Unique New York

Just like a regular woman, only crankier.

Thursday, July 30, 2009

Details of My Awesomeness, in list form

1. This week, I mailed out several boxes to my mom. They were souvenirs she picked up in New York. This morning, the postman rang our bell, and Russ climbed out of bed and let me know that a package arrived. I addressed one of the boxes to myself. The return address? Myself.

2. Yesterday, on the way home from Target, I heard the death knell of a tire. I had that fleeting moment where I hoped that the obnoxious sound was emanating from a car behind me. So, I pulled over to investigate. In going home traffic. As the sky threatened to rain. In Bed-Stuy. I pulled over onto a side street, and began the process of removing the flattened tire. I lost weight yall, and now my body weight doesn't have enough torque when I tried to bounce on my tire iron to force off the lugs. Thankfully, a young man helped me out with this (although if he weighed much more than me it was because of his shoes). Anyway, I had a lovely Nancy Botwin moment when I decided whether or not it was patronizing to pay the guy for helping me out. I paid him anyway. White guilt. I was easily the whitest thing for twenty blocks. For chrissakes, I was wearing a red plaid cotton top. I could have doubled for Marianne. While I was bending down spinning handle on the jack, my hair got wet. Rain? No. Dog urine and motor oil, thankyouverymuch.

3. Do you know what epoxy smells like when it is heated at a temperature past its labeled recommendations? I do. It's like a tire fire, only the tires are made of hair and shame. I was trying to be helpful and I epoxied the spinning arm in our dishwasher (it keeps leaning left and coming apart during the wash cycle. Something smelled amiss when I ran the dishes 24 hours later. I now associate this smell with my pride dying. We opened up the washer, and the epoxy had coagulated and slunk off the area where it was applied into little gelatinous piles.

Epoxy still smells, even after the pots and pans cycle.

I will now avoid operating heavy machinery for the duration. And no, I have not been drinking.

Monday, July 27, 2009


When I decided to become a Jew, my hair got the memo. See children, when I was growing up, my hair was thick, heavy, and pretty much pin straight. I had what many call "Really frickin good hair". My mom was obsessed with my hair. I wasn't allowed to cut it until I went to college. Good hair. Grown out many times, cut many times, good, reliable, takes a curl, gets many compliments, hair.

So, imagine my surprise when a few months ago, I noticed that my bangs were sort of curly. As a younger person, I used to curl my bangs with the tiniest curling iron so that they wouldn't just hang in front of my face. Now they are doing it all by themselves, and I have no idea why.

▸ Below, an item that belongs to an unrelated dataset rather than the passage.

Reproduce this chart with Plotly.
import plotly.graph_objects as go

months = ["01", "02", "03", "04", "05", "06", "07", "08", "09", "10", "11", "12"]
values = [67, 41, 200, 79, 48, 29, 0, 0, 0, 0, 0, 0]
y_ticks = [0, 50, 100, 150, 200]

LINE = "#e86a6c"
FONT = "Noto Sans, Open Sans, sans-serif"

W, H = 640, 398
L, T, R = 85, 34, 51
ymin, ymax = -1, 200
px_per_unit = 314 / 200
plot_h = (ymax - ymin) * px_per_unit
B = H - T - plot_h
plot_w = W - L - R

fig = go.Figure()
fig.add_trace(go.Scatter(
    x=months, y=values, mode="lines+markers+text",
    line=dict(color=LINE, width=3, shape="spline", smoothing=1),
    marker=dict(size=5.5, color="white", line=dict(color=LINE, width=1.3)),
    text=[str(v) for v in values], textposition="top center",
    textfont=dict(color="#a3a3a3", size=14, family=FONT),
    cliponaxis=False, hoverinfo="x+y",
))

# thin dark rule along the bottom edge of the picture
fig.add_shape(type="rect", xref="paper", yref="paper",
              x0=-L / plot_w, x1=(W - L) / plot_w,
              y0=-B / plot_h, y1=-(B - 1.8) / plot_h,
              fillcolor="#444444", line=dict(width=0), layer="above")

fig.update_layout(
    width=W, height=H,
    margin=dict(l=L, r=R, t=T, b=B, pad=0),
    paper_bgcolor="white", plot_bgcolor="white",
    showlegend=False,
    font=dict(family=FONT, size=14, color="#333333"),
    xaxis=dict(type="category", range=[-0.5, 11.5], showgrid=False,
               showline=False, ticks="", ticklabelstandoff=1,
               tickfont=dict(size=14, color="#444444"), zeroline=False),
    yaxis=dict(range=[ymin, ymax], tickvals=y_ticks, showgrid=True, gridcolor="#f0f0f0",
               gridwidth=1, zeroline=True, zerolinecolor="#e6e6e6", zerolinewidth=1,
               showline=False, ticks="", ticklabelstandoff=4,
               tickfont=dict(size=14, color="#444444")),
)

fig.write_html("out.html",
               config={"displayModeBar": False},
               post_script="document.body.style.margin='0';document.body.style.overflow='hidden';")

But is the curl even and throughout my whole head? Not really. It's concentrated in the front of my face, and circles around my head. It's like a curly diadem. Perhaps on August 7th, when I pledge my oath to Judaism, I shall develop a head full of curls. Right now, my look is somewhere between Aileen Wuornos and a late 80's geometry teacher


My husband says that I am mistaking the sharp curls on the side of my head for something else. He says my horns will arrive in earnest on the day when I officially become a Jew.